It was two weeks before Christmas when my son decided to
walk out of our front door with no intention of returning. I knew I had
every reason in the world to be hurt, angry, disappointed, shocked, sad, and
frustrated ~ and I was. I even felt
gypped. And, I’m not going to lie, I spent a lot of time feeling all of
these emotions until I realized how exhausted I was, even how bitter I
was becoming, and how out of control I felt.
Yuck! Yuck! Yuck!
Even though the situation was out of my control, I realized
I had also handed control of my own well-being over to someone who I believed
wasn’t making very good choices. That was when I knew there had to be a
better way for me to show up in this situation.

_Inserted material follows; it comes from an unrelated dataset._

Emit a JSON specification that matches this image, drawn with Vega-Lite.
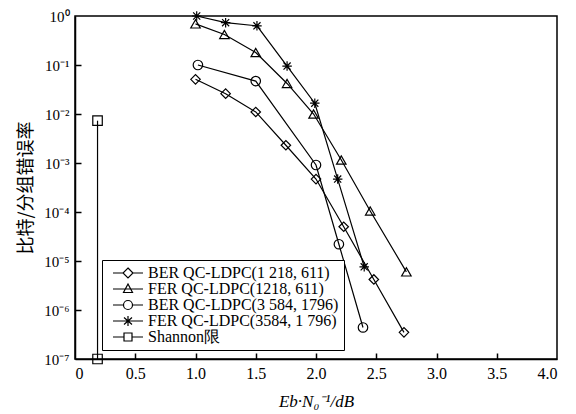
{
  "$schema": "https://vega.github.io/schema/vega-lite/v6.json",
  "width": 482,
  "height": 343,
  "autosize": {"type": "none"},
  "padding": {"left": 75, "top": 16, "right": 19, "bottom": 55},
  "background": "white",
  "config": {
    "font": "Times New Roman",
    "view": {"stroke": "black", "strokeWidth": 1.5},
    "axis": {
      "domainColor": "black",
      "domainWidth": 1.5,
      "tickColor": "black",
      "tickWidth": 1.5,
      "labelColor": "black",
      "titleColor": "black",
      "grid": false
    }
  },
  "data": {
    "values": [
      {"series": "BER QC-LDPC(1 218, 611)", "x": 1.0, "y": 0.051},
      {"series": "BER QC-LDPC(1 218, 611)", "x": 1.25, "y": 0.026},
      {"series": "BER QC-LDPC(1 218, 611)", "x": 1.5, "y": 0.011},
      {"series": "BER QC-LDPC(1 218, 611)", "x": 1.75, "y": 0.0023},
      {"series": "BER QC-LDPC(1 218, 611)", "x": 2.0, "y": 0.00047},
      {"series": "BER QC-LDPC(1 218, 611)", "x": 2.23, "y": 0.00005},
      {"series": "BER QC-LDPC(1 218, 611)", "x": 2.48, "y": 0.0000042},
      {"series": "BER QC-LDPC(1 218, 611)", "x": 2.73, "y": 0.00000035},
      {"series": "FER QC-LDPC(1218, 611)", "x": 1.0, "y": 0.69},
      {"series": "FER QC-LDPC(1218, 611)", "x": 1.24, "y": 0.42},
      {"series": "FER QC-LDPC(1218, 611)", "x": 1.5, "y": 0.18},
      {"series": "FER QC-LDPC(1218, 611)", "x": 1.76, "y": 0.042},
      {"series": "FER QC-LDPC(1218, 611)", "x": 1.98, "y": 0.01},
      {"series": "FER QC-LDPC(1218, 611)", "x": 2.21, "y": 0.00115},
      {"series": "FER QC-LDPC(1218, 611)", "x": 2.45, "y": 0.000105},
      {"series": "FER QC-LDPC(1218, 611)", "x": 2.75, "y": 0.000006},
      {"series": "BER QC-LDPC(3 584, 1796)", "x": 1.02, "y": 0.1},
      {"series": "BER QC-LDPC(3 584, 1796)", "x": 1.5, "y": 0.047},
      {"series": "BER QC-LDPC(3 584, 1796)", "x": 2.0, "y": 0.00091},
      {"series": "BER QC-LDPC(3 584, 1796)", "x": 2.19, "y": 0.000022},
      {"series": "BER QC-LDPC(3 584, 1796)", "x": 2.39, "y": 0.00000044},
      {"series": "FER QC-LDPC(3584, 1 796)", "x": 1.01, "y": 1.0},
      {"series": "FER QC-LDPC(3584, 1 796)", "x": 1.25, "y": 0.73},
      {"series": "FER QC-LDPC(3584, 1 796)", "x": 1.51, "y": 0.63},
      {"series": "FER QC-LDPC(3584, 1 796)", "x": 1.76, "y": 0.095},
      {"series": "FER QC-LDPC(3584, 1 796)", "x": 1.99, "y": 0.0166},
      {"series": "FER QC-LDPC(3584, 1 796)", "x": 2.18, "y": 0.00047},
      {"series": "FER QC-LDPC(3584, 1 796)", "x": 2.4, "y": 0.0000076},
      {"series": "Shannon限", "x": 0.187, "y": 0.0073},
      {"series": "Shannon限", "x": 0.187, "y": 0.0000001}
    ]
  },
  "layer": [
    {
      "mark": {"type": "line", "color": "black", "strokeWidth": 1.2},
      "encoding": {
        "x": {
          "field": "x",
          "type": "quantitative",
          "scale": {"domain": [0, 4], "nice": false, "zero": false},
          "axis": {
            "orient": "bottom",
            "values": [0, 0.5, 1, 1.5, 2, 2.5, 3, 3.5, 4],
            "labelExpr": "datum.value == 0 ? '0' : format(datum.value, '.1f')",
            "ticks": false,
            "labelFont": "Times New Roman",
            "labelFontSize": 16,
            "labelPadding": 6,
            "title": "Eb·N₀⁻¹/dB",
            "titleFont": "Times New Roman",
            "titleFontSize": 17,
            "titleFontStyle": "italic",
            "titleFontWeight": "normal",
            "titlePadding": 12
          }
        },
        "y": {
          "field": "y",
          "type": "quantitative",
          "scale": {"type": "log", "domain": [0.0000001, 1], "nice": false},
          "axis": {
            "orient": "left",
            "values": [0.0000001, 0.000001, 0.00001, 0.0001, 0.001, 0.01, 0.1, 1],
            "labelExpr": "['10⁰','10⁻¹','10⁻²','10⁻³','10⁻⁴','10⁻⁵','10⁻⁶','10⁻⁷'][abs(round(log(datum.value)/LN10))]",
            "ticks": false,
            "labelFont": "Times New Roman",
            "labelFontSize": 15,
            "labelPadding": 6,
            "title": "比特/分组错误率",
            "titleFont": "Noto Sans CJK SC",
            "titleFontSize": 18,
            "titleFontWeight": "normal",
            "titlePadding": 8
          }
        },
        "detail": {"field": "series"}
      }
    },
    {
      "mark": {"type": "point", "filled": false, "color": "black", "strokeWidth": 1.2, "size": 90, "opacity": 1},
      "encoding": {
        "x": {
          "field": "x",
          "type": "quantitative",
          "axis": {
            "orient": "bottom",
            "offset": -6,
            "values": [0.5, 1, 1.5, 2, 2.5, 3, 3.5],
            "domain": false,
            "labels": false,
            "ticks": true,
            "tickSize": 6,
            "title": null
          }
        },
        "y": {
          "field": "y",
          "type": "quantitative",
          "axis": {
            "orient": "left",
            "offset": -6,
            "values": [0.000001, 0.00001, 0.0001, 0.001, 0.01, 0.1],
            "domain": false,
            "labels": false,
            "ticks": true,
            "tickSize": 6,
            "title": null
          }
        },
        "shape": {
          "field": "series",
          "type": "nominal",
          "scale": {
            "domain": ["BER QC-LDPC(1 218, 611)", "FER QC-LDPC(1218, 611)", "BER QC-LDPC(3 584, 1796)", "FER QC-LDPC(3584, 1 796)", "Shannon限"],
            "range": ["diamond", "triangle-up", "circle", "M-1,0L1,0M0,-1L0,1M-0.75,-0.75L0.75,0.75M-0.75,0.75L0.75,-0.75", "square"]
          },
          "legend": null
        }
      }
    },
    {
      "transform": [{"filter": "datum.x < -1"}],
      "mark": {"type": "point", "filled": false, "color": "black", "strokeWidth": 1.2, "size": 100, "opacity": 1},
      "encoding": {
        "x": {"field": "x", "type": "quantitative", "axis": null},
        "y": {"field": "y", "type": "quantitative", "axis": null},
        "shape": {
          "field": "series",
          "type": "nominal",
          "scale": {
            "domain": ["BER QC-LDPC(1 218, 611)", "FER QC-LDPC(1218, 611)", "BER QC-LDPC(3 584, 1796)", "FER QC-LDPC(3584, 1 796)", "Shannon限"],
            "range": [
              "M-3,0L-1,0M1,0L3,0M0,-1L1,0L0,1L-1,0Z",
              "M-3,0L3,0M0,-1L0.9,0.7L-0.9,0.7Z",
              "M-3,0L-0.9,0M0.9,0L3,0M0.9,0A0.9,0.9 0 1,1 -0.9,0A0.9,0.9 0 1,1 0.9,0Z",
              "M-3,0L3,0M0,-1L0,1M-0.8,-0.7L0.8,0.7M-0.8,0.7L0.8,-0.7",
              "M-3,0L-0.8,0M0.8,0L3,0M-0.8,-0.8L0.8,-0.8L0.8,0.8L-0.8,0.8Z"
            ]
          },
          "legend": {
            "title": null,
            "orient": "none",
            "legendX": 27,
            "legendY": 244,
            "direction": "vertical",
            "strokeColor": "black",
            "fillColor": "white",
            "padding": 5,
            "symbolOffset": 13,
            "symbolSize": 100,
            "symbolStrokeWidth": 1.2,
            "symbolStrokeColor": "black",
            "symbolFillColor": "transparent",
            "labelFontSize": 16,
            "labelFont": "Times New Roman",
            "labelColor": "black",
            "labelOffset": 12,
            "rowPadding": 0,
            "labelLimit": 300
          }
        }
      }
    }
  ],
  "resolve": {"scale": {"shape": "independent"}, "axis": {"x": "independent", "y": "independent"}}
}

Yes, this whole situation wasn’t fair, but being enraged
with my son only made me feel angry and feeling resentment only made me
bitter. So I decided to figure out how I wanted to feel, what kind of mom
I wanted to be, even in this awful situation.

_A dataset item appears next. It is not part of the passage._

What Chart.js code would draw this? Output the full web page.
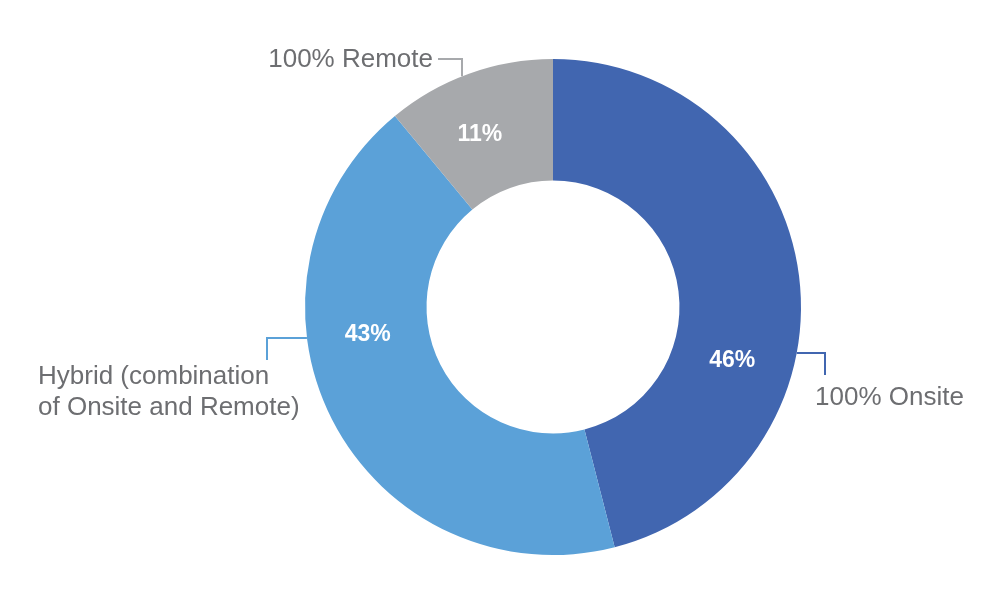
<!DOCTYPE html>
<html>
<head>
<meta charset="utf-8">
<script src="https://cdn.jsdelivr.net/npm/chart.js@4/dist/chart.umd.min.js"></script>
<style>
  html, body { margin: 0; padding: 0; background: #ffffff; }
  #wrap { width: 1007px; height: 597px; }
</style>
</head>
<body>
<div id="wrap"><canvas id="c" width="1007" height="597"></canvas></div>
<script>
// ---- data ----
const categories = ["100% Onsite", ["Hybrid (combination", "of Onsite and Remote)"], "100% Remote"];
const shares = [46, 43, 11];
const valueLabels = shares.map(v => v + "%");

// ---- style ----
const sliceColors = ["#4166B0", "#5BA1D8", "#A7A9AC"];
const textGray = "#6D6E71";

const valueLabelPlugin = {
  id: "valueLabels",
  afterDatasetsDraw(chart, args, opts) {
    const ctx = chart.ctx;
    const meta = chart.getDatasetMeta(0);
    ctx.save();
    ctx.fillStyle = "#ffffff";
    ctx.font = "bold 23px 'Liberation Sans', Arial, sans-serif";
    ctx.textAlign = "center";
    ctx.textBaseline = "middle";
    meta.data.forEach((arc, i) => {
      const p = arc.getProps(["x", "y", "startAngle", "endAngle", "innerRadius", "outerRadius"], true);
      const f = opts.anchor[i];
      const a = p.startAngle + f * (p.endAngle - p.startAngle);
      const r = (p.innerRadius + p.outerRadius) / 2;
      ctx.fillText(valueLabels[i], p.x + Math.cos(a) * r, p.y + Math.sin(a) * r);
    });
    ctx.restore();
  }
};

const calloutPlugin = {
  id: "callouts",
  afterDatasetsDraw(chart, args, opts) {
    const ctx = chart.ctx;
    const arc = chart.getDatasetMeta(0).data[0];
    const cx = arc.x, cy = arc.y, R = arc.outerRadius;
    ctx.save();
    ctx.lineWidth = 2;
    ctx.font = "26px 'Liberation Sans', Arial, sans-serif";
    ctx.textBaseline = "middle";
    opts.items.forEach((it, i) => {
      ctx.strokeStyle = sliceColors[i];
      ctx.beginPath();
      if (it.type === "side") {
        const sx = cx + it.side * Math.sqrt(R * R - it.dy * it.dy);
        const sy = cy + it.dy;
        ctx.moveTo(sx, sy);
        ctx.lineTo(cx + it.elbowDx, sy);
        ctx.lineTo(cx + it.elbowDx, sy + it.drop);
      } else {
        const sx = cx + it.dx;
        const sy = cy - Math.sqrt(R * R - it.dx * it.dx);
        ctx.moveTo(sx, sy);
        ctx.lineTo(sx, cy + it.topDy);
        ctx.lineTo(cx + it.endDx, cy + it.topDy);
      }
      ctx.stroke();
      ctx.fillStyle = textGray;
      ctx.textAlign = it.align;
      const lines = Array.isArray(categories[i]) ? categories[i] : [categories[i]];
      lines.forEach((ln, k) => {
        ctx.fillText(ln, cx + it.textDx, cy + it.textDy + k * it.lineH);
      });
    });
    ctx.restore();
  }
};

new Chart(document.getElementById("c"), {
  type: "doughnut",
  data: {
    labels: categories,
    datasets: [{
      data: shares,
      backgroundColor: sliceColors,
      borderWidth: 0,
      hoverOffset: 0
    }]
  },
  options: {
    responsive: false,
    animation: false,
    cutout: "51%",
    layout: { padding: { left: 305, right: 206, top: 59, bottom: 42 } },
    plugins: {
      legend: { display: false },
      tooltip: { enabled: false },
      valueLabels: { anchor: [0.645, 0.62, 0.42] },
      callouts: {
        items: [
          { type: "side", side: 1, dy: 46, elbowDx: 272, drop: 22, align: "left", textDx: 262, textDy: 91, lineH: 31 },
          { type: "side", side: -1, dy: 31, elbowDx: -286, drop: 22, align: "left", textDx: -515, textDy: 70, lineH: 31 },
          { type: "top", dx: -91, topDy: -248, endDx: -115, align: "right", textDx: -120, textDy: -247, lineH: 31 }
        ]
      }
    }
  },
  plugins: [valueLabelPlugin, calloutPlugin]
});
</script>
</body>
</html>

I decided I wanted to feel love.
Since I know thoughts and feelings are connected, I knew I’d
have to stop telling myself he was a selfish brat. Whether or not it was
true (and I certainly had a lot of evidence that it was), thinking about him
this way only made me frustrated. And I wanted to feel love. So I
decided to think this instead: This is his journey and I can love him and
pray for him.
What a difference that thought was for me! It did
help me feel love and compassion, which allowed me to (mostly) behave in a way
I wouldn’t have to cringe about later.
How do you want to feel about your own son?
What would you have to believe to feel that way?
Figuring this out for yourself will immediately change your
relationship with your son even if nothing about him or the situation
changes. I’m living proof it is true.